All tutorials in this series are based on cosmos/example, a reference Cosmos SDK chain built around a custom x/counter module. The repo has two main branches:
  • main: the complete chain with the full x/counter module wired in. This is used in the Quickstart guide.
  • tutorial/start: the same chain without the counter module. The x/counter directory and its app wiring are stripped out so you can build the module from scratch by following the tutorial.
If you want to follow along and build the module yourself, start from tutorial/start. If you want to browse the finished implementation first, use main.

What’s in this series

  1. Prerequisites: Install Go, Make, Docker, and Git. Clone the repo and get familiar with the layout.
  2. Quickstart: Build and run the chain in minutes. Submit a transaction, query the result, and see the counter module in action before you build it yourself.

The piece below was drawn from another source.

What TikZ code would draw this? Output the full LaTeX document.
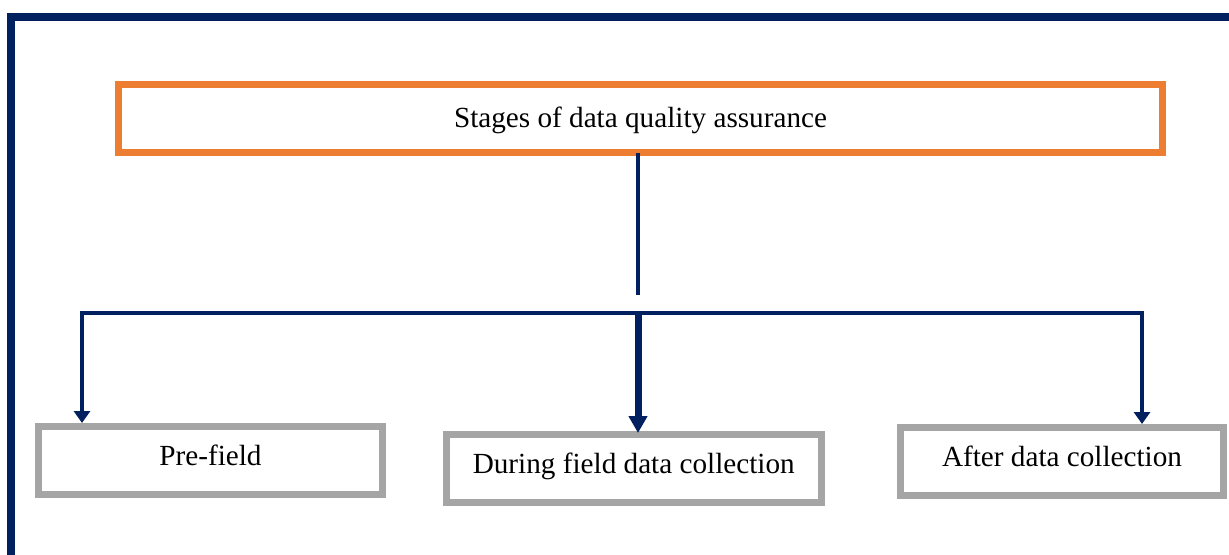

  3. Build a Module from Scratch: Build a minimal counter module step by step: proto definitions, keeper, message server, query server, and app wiring. Start here if you want to understand how a module comes together.
  4. Full Module Walkthrough: Walk through the complete x/counter implementation on main. Covers everything added on top of the minimal module: params, governance-gated authority, validation, fees, sentinel errors, telemetry, AutoCLI, simulation, block hooks, and a full unit test suite.
  5. Run and Test: Learn the full development workflow: running a local chain, using the CLI, and working with the three layers of testing: unit tests, end-to-end tests, and simulation.